What this task involves: Write out the material exactly, without any of its pictures.

☆ ☆ ☆ ☆

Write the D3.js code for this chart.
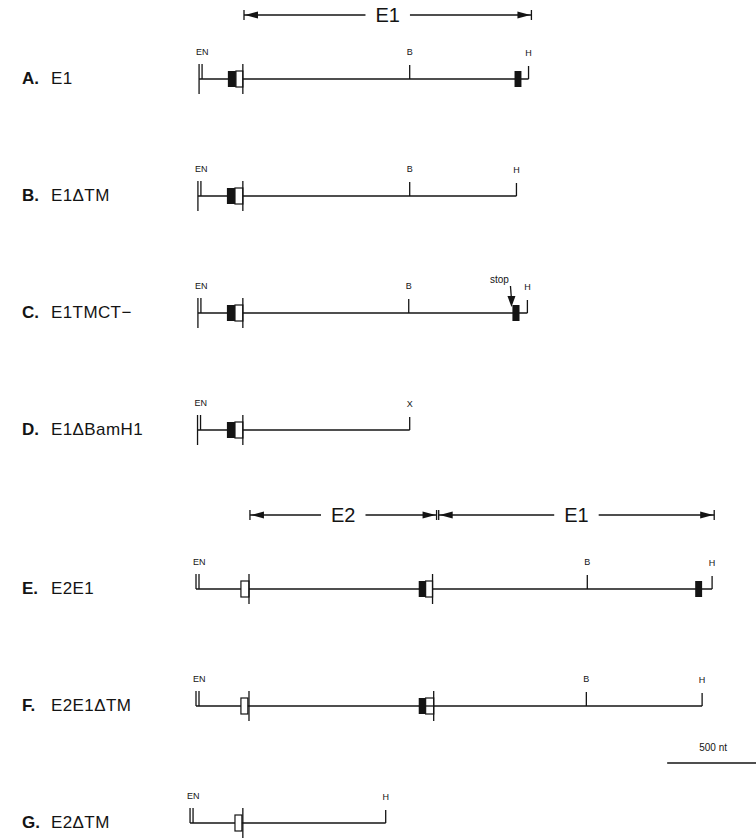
<!DOCTYPE html>
<html lang="en">
<head>
<meta charset="UTF-8">
<title>E1 / E2 expression constructs</title>
<style>
    body { margin: 0; background: #fff; }
    svg { display: block; font-family: "Liberation Sans", Arial, sans-serif; }
    .dna { stroke: #141414; stroke-width: 1.7; fill: none; }
    .tick { stroke: #141414; stroke-width: 1.3; fill: none; }
    .site { font-size: 9px; fill: #141414; }
    .letter { font-size: 17px; font-weight: bold; fill: #141414; }
    .name { font-size: 17px; fill: #141414; letter-spacing: 0.4px; }
    .span-label { font-size: 20px; fill: #141414; }
</style>
</head>
<body>
<svg id="map" width="756" height="838"></svg>
<script src="https://d3js.org/d3.v7.min.js"></script>
<script>
// constructs, top to bottom
const rowLetters = ['A.', 'B.', 'C.', 'D.', 'E.', 'F.', 'G.'];
const rowNames = ['E1', 'E1\u0394TM', 'E1TMCT\u2212', 'E1\u0394BamH1', 'E2E1', 'E2E1\u0394TM', 'E2\u0394TM'];

// positions in nt (0 = EcoRI/NotI site of E2E1)
const enSites = [16, 10, 10, 8, 0, 0, -31];
const endSites = [1732, 1669, 1726, 1113, 2688, 2636, 988];
const endLabels = ['H', 'H', 'H', 'X', 'H', 'H', 'H'];
const bamSites = [1113, 1113, 1108, null, 2038, 2033, null];
// [row, from, to]
const blackBoxes = [[0, 166, 208], [0, 1659, 1695], [1, 161, 203], [2, 161, 203], [2, 1648, 1685],
    [3, 161, 203], [4, 1160, 1196], [4, 2600, 2636], [5, 1160, 1196]];
const whiteBoxes = [[0, 208, 244], [1, 203, 244], [2, 203, 244], [3, 203, 244], [4, 234, 276],
    [4, 1196, 1232], [5, 234, 270], [5, 1196, 1238], [6, 203, 239]];
const splitBoxes = [[5, 1196, 1238]];
// [row, position]
const junctions = [[0, 244], [1, 244], [2, 244], [3, 244], [4, 276], [4, 1232], [5, 276], [5, 1238], [6, 244]];
const stopSites = [[2, 1643]];
// coding regions shown with arrows
const spanRows = [0, 4, 4];
const spanLabels = ['E1', 'E2', 'E1'];
const spanFrom = [250, 281, 1264];
const spanTo = [1747, 1253, 2699];
const scaleBarNt = 500;
const scaleBarStart = 2454;

const svg = d3.select('#map');
const x = d3.scaleLinear().domain([0, 500]).range([196, 292]);
const rowStep = 117, groupGap = 42;
const y = i => 79 + i * rowStep + (i >= 4 ? groupGap : 0);

// row labels
rowLetters.forEach((letter, i) => {
    svg.append('text').attr('class', 'letter').attr('x', 22).attr('y', y(i) + 5).text(letter);
    svg.append('text').attr('class', 'name').attr('x', 51).attr('y', y(i) + 5).text(rowNames[i]);
});

// backbone lines
rowNames.forEach((name, i) => {
    const g = svg.append('g').attr('transform', `translate(0,${y(i)})`);
    const x0 = x(enSites[i]), x1 = x(endSites[i]);
    g.append('line').attr('class', 'dna').attr('x1', x0).attr('x2', x1).attr('y1', 0).attr('y2', 0);

    // EN double site; first constructs cut through the line
    const through = i < 4;
    g.append('line').attr('class', 'tick').attr('x1', x0).attr('x2', x0).attr('y1', -15).attr('y2', through ? 15 : 0);
    g.append('line').attr('class', 'tick').attr('x1', x0 + 3).attr('x2', x0 + 3).attr('y1', -15).attr('y2', 0);
    g.append('text').attr('class', 'site').attr('x', x0 - 3).attr('y', -24).text('EN');

    // end site
    g.append('line').attr('class', 'tick').attr('x1', x1).attr('x2', x1).attr('y1', -13).attr('y2', 0);
    g.append('text').attr('class', 'site').attr('x', x1).attr('y', -23)
        .attr('text-anchor', 'middle').text(endLabels[i]);

    // BamHI
    if (bamSites[i] !== null) {
        const xb = x(bamSites[i]);
        g.append('line').attr('class', 'tick').attr('x1', xb).attr('x2', xb).attr('y1', -14).attr('y2', 0);
        g.append('text').attr('class', 'site').attr('x', xb).attr('y', -24)
            .attr('text-anchor', 'middle').text('B');
    }
});

// boxes
svg.selectAll('rect.black').data(blackBoxes).join('rect')
    .attr('class', 'black')
    .attr('x', d => x(d[1])).attr('width', d => x(d[2]) - x(d[1]))
    .attr('y', d => y(d[0]) - 8).attr('height', 16)
    .attr('fill', '#141414');

svg.selectAll('rect.white').data(whiteBoxes).join('rect')
    .attr('class', 'white')
    .attr('x', d => x(d[1])).attr('width', d => x(d[2]) - x(d[1]))
    .attr('y', d => y(d[0]) - 8).attr('height', 16)
    .attr('fill', '#fff').attr('stroke', '#141414').attr('stroke-width', 1.2);

svg.selectAll('line.split').data(splitBoxes).join('line')
    .attr('class', 'tick split')
    .attr('x1', d => x(d[1])).attr('x2', d => x(d[2]))
    .attr('y1', d => y(d[0])).attr('y2', d => y(d[0]));

svg.selectAll('line.junction').data(junctions).join('line')
    .attr('class', 'tick junction')
    .attr('x1', d => x(d[1])).attr('x2', d => x(d[1]))
    .attr('y1', d => y(d[0]) - 15).attr('y2', d => y(d[0]) + 15);

// stop codon
stopSites.forEach(([row, pos]) => {
    const xs = x(pos), ys = y(row);
    svg.append('line').attr('class', 'tick').attr('x1', xs - 1).attr('x2', xs).attr('y1', ys - 27).attr('y2', ys - 14);
    svg.append('path').attr('d', `M${xs - 4},${ys - 17}L${xs + 4},${ys - 17}L${xs},${ys - 6}Z`).attr('fill', '#141414');
    svg.append('text').attr('class', 'site').style('font-size', '10px')
        .attr('x', xs - 12).attr('y', ys - 30).attr('text-anchor', 'middle').text('stop');
});

// coding region arrows
spanLabels.forEach((label, k) => {
    const row = spanRows[k];
    const yy = row === 0 ? 15 : y(row) - 74;
    const xa = x(spanFrom[k]), xb = x(spanTo[k]);
    const xm = (xa + xb) / 2;
    const t = svg.append('text').attr('class', 'span-label').attr('x', xm).attr('y', yy + 7)
        .attr('text-anchor', 'middle').text(label);
    const half = t.node().getComputedTextLength() / 2 + 10;
    svg.append('line').attr('class', 'tick').attr('x1', xa).attr('x2', xm - half).attr('y1', yy).attr('y2', yy);
    svg.append('line').attr('class', 'tick').attr('x1', xm + half).attr('x2', xb).attr('y1', yy).attr('y2', yy);
    svg.append('line').attr('class', 'tick').attr('x1', xa).attr('x2', xa).attr('y1', yy - 5).attr('y2', yy + 5);
    svg.append('line').attr('class', 'tick').attr('x1', xb).attr('x2', xb).attr('y1', yy - 5).attr('y2', yy + 5);
    svg.append('path').attr('d', `M${xa + 1},${yy}L${xa + 14},${yy - 3.5}L${xa + 14},${yy + 3.5}Z`).attr('fill', '#141414');
    svg.append('path').attr('d', `M${xb - 1},${yy}L${xb - 14},${yy - 3.5}L${xb - 14},${yy + 3.5}Z`).attr('fill', '#141414');
});

// scale bar
const sb0 = x(scaleBarStart), sb1 = x(scaleBarStart + scaleBarNt);
svg.append('line').attr('class', 'dna').attr('x1', sb0).attr('x2', sb1).attr('y1', 763).attr('y2', 763);
svg.append('text').attr('class', 'site').style('font-size', '10px')
    .attr('x', (sb0 + sb1) / 2 - 2).attr('y', 751).attr('text-anchor', 'middle').text(scaleBarNt + ' nt');
</script>
</body>
</html>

☆ ☆ ☆ ☆

Task solution:
Write the D3.js code for this chart.
<!DOCTYPE html>
<html lang="en">
<head>
<meta charset="UTF-8">
<title>E1 / E2 expression constructs</title>
<style>
    body { margin: 0; background: #fff; }
    svg { display: block; font-family: "Liberation Sans", Arial, sans-serif; }
    .dna { stroke: #141414; stroke-width: 1.7; fill: none; }
    .tick { stroke: #141414; stroke-width: 1.3; fill: none; }
    .site { font-size: 9px; fill: #141414; }
    .letter { font-size: 17px; font-weight: bold; fill: #141414; }
    .name { font-size: 17px; fill: #141414; letter-spacing: 0.4px; }
    .span-label { font-size: 20px; fill: #141414; }
</style>
</head>
<body>
<svg id="map" width="756" height="838"></svg>
<script src="https://d3js.org/d3.v7.min.js"></script>
<script>
// constructs, top to bottom
const rowLetters = ['A.', 'B.', 'C.', 'D.', 'E.', 'F.', 'G.'];
const rowNames = ['E1', 'E1\u0394TM', 'E1TMCT\u2212', 'E1\u0394BamH1', 'E2E1', 'E2E1\u0394TM', 'E2\u0394TM'];

// positions in nt (0 = EcoRI/NotI site of E2E1)
const enSites = [16, 10, 10, 8, 0, 0, -31];
const endSites = [1732, 1669, 1726, 1113, 2688, 2636, 988];
const endLabels = ['H', 'H', 'H', 'X', 'H', 'H', 'H'];
const bamSites = [1113, 1113, 1108, null, 2038, 2033, null];
// [row, from, to]
const blackBoxes = [[0, 166, 208], [0, 1659, 1695], [1, 161, 203], [2, 161, 203], [2, 1648, 1685],
    [3, 161, 203], [4, 1160, 1196], [4, 2600, 2636], [5, 1160, 1196]];
const whiteBoxes = [[0, 208, 244], [1, 203, 244], [2, 203, 244], [3, 203, 244], [4, 234, 276],
    [4, 1196, 1232], [5, 234, 270], [5, 1196, 1238], [6, 203, 239]];
const splitBoxes = [[5, 1196, 1238]];
// [row, position]
const junctions = [[0, 244], [1, 244], [2, 244], [3, 244], [4, 276], [4, 1232], [5, 276], [5, 1238], [6, 244]];
const stopSites = [[2, 1643]];
// coding regions shown with arrows
const spanRows = [0, 4, 4];
const spanLabels = ['E1', 'E2', 'E1'];
const spanFrom = [250, 281, 1264];
const spanTo = [1747, 1253, 2699];
const scaleBarNt = 500;
const scaleBarStart = 2454;

const svg = d3.select('#map');
const x = d3.scaleLinear().domain([0, 500]).range([196, 292]);
const rowStep = 117, groupGap = 42;
const y = i => 79 + i * rowStep + (i >= 4 ? groupGap : 0);

// row labels
rowLetters.forEach((letter, i) => {
    svg.append('text').attr('class', 'letter').attr('x', 22).attr('y', y(i) + 5).text(letter);
    svg.append('text').attr('class', 'name').attr('x', 51).attr('y', y(i) + 5).text(rowNames[i]);
});

// backbone lines
rowNames.forEach((name, i) => {
    const g = svg.append('g').attr('transform', `translate(0,${y(i)})`);
    const x0 = x(enSites[i]), x1 = x(endSites[i]);
    g.append('line').attr('class', 'dna').attr('x1', x0).attr('x2', x1).attr('y1', 0).attr('y2', 0);

    // EN double site; first constructs cut through the line
    const through = i < 4;
    g.append('line').attr('class', 'tick').attr('x1', x0).attr('x2', x0).attr('y1', -15).attr('y2', through ? 15 : 0);
    g.append('line').attr('class', 'tick').attr('x1', x0 + 3).attr('x2', x0 + 3).attr('y1', -15).attr('y2', 0);
    g.append('text').attr('class', 'site').attr('x', x0 - 3).attr('y', -24).text('EN');

    // end site
    g.append('line').attr('class', 'tick').attr('x1', x1).attr('x2', x1).attr('y1', -13).attr('y2', 0);
    g.append('text').attr('class', 'site').attr('x', x1).attr('y', -23)
        .attr('text-anchor', 'middle').text(endLabels[i]);

    // BamHI
    if (bamSites[i] !== null) {
        const xb = x(bamSites[i]);
        g.append('line').attr('class', 'tick').attr('x1', xb).attr('x2', xb).attr('y1', -14).attr('y2', 0);
        g.append('text').attr('class', 'site').attr('x', xb).attr('y', -24)
            .attr('text-anchor', 'middle').text('B');
    }
});

// boxes
svg.selectAll('rect.black').data(blackBoxes).join('rect')
    .attr('class', 'black')
    .attr('x', d => x(d[1])).attr('width', d => x(d[2]) - x(d[1]))
    .attr('y', d => y(d[0]) - 8).attr('height', 16)
    .attr('fill', '#141414');

svg.selectAll('rect.white').data(whiteBoxes).join('rect')
    .attr('class', 'white')
    .attr('x', d => x(d[1])).attr('width', d => x(d[2]) - x(d[1]))
    .attr('y', d => y(d[0]) - 8).attr('height', 16)
    .attr('fill', '#fff').attr('stroke', '#141414').attr('stroke-width', 1.2);

svg.selectAll('line.split').data(splitBoxes).join('line')
    .attr('class', 'tick split')
    .attr('x1', d => x(d[1])).attr('x2', d => x(d[2]))
    .attr('y1', d => y(d[0])).attr('y2', d => y(d[0]));

svg.selectAll('line.junction').data(junctions).join('line')
    .attr('class', 'tick junction')
    .attr('x1', d => x(d[1])).attr('x2', d => x(d[1]))
    .attr('y1', d => y(d[0]) - 15).attr('y2', d => y(d[0]) + 15);

// stop codon
stopSites.forEach(([row, pos]) => {
    const xs = x(pos), ys = y(row);
    svg.append('line').attr('class', 'tick').attr('x1', xs - 1).attr('x2', xs).attr('y1', ys - 27).attr('y2', ys - 14);
    svg.append('path').attr('d', `M${xs - 4},${ys - 17}L${xs + 4},${ys - 17}L${xs},${ys - 6}Z`).attr('fill', '#141414');
    svg.append('text').attr('class', 'site').style('font-size', '10px')
        .attr('x', xs - 12).attr('y', ys - 30).attr('text-anchor', 'middle').text('stop');
});

// coding region arrows
spanLabels.forEach((label, k) => {
    const row = spanRows[k];
    const yy = row === 0 ? 15 : y(row) - 74;
    const xa = x(spanFrom[k]), xb = x(spanTo[k]);
    const xm = (xa + xb) / 2;
    const t = svg.append('text').attr('class', 'span-label').attr('x', xm).attr('y', yy + 7)
        .attr('text-anchor', 'middle').text(label);
    const half = t.node().getComputedTextLength() / 2 + 10;
    svg.append('line').attr('class', 'tick').attr('x1', xa).attr('x2', xm - half).attr('y1', yy).attr('y2', yy);
    svg.append('line').attr('class', 'tick').attr('x1', xm + half).attr('x2', xb).attr('y1', yy).attr('y2', yy);
    svg.append('line').attr('class', 'tick').attr('x1', xa).attr('x2', xa).attr('y1', yy - 5).attr('y2', yy + 5);
    svg.append('line').attr('class', 'tick').attr('x1', xb).attr('x2', xb).attr('y1', yy - 5).attr('y2', yy + 5);
    svg.append('path').attr('d', `M${xa + 1},${yy}L${xa + 14},${yy - 3.5}L${xa + 14},${yy + 3.5}Z`).attr('fill', '#141414');
    svg.append('path').attr('d', `M${xb - 1},${yy}L${xb - 14},${yy - 3.5}L${xb - 14},${yy + 3.5}Z`).attr('fill', '#141414');
});

// scale bar
const sb0 = x(scaleBarStart), sb1 = x(scaleBarStart + scaleBarNt);
svg.append('line').attr('class', 'dna').attr('x1', sb0).attr('x2', sb1).attr('y1', 763).attr('y2', 763);
svg.append('text').attr('class', 'site').style('font-size', '10px')
    .attr('x', (sb0 + sb1) / 2 - 2).attr('y', 751).attr('text-anchor', 'middle').text(scaleBarNt + ' nt');
</script>
</body>
</html>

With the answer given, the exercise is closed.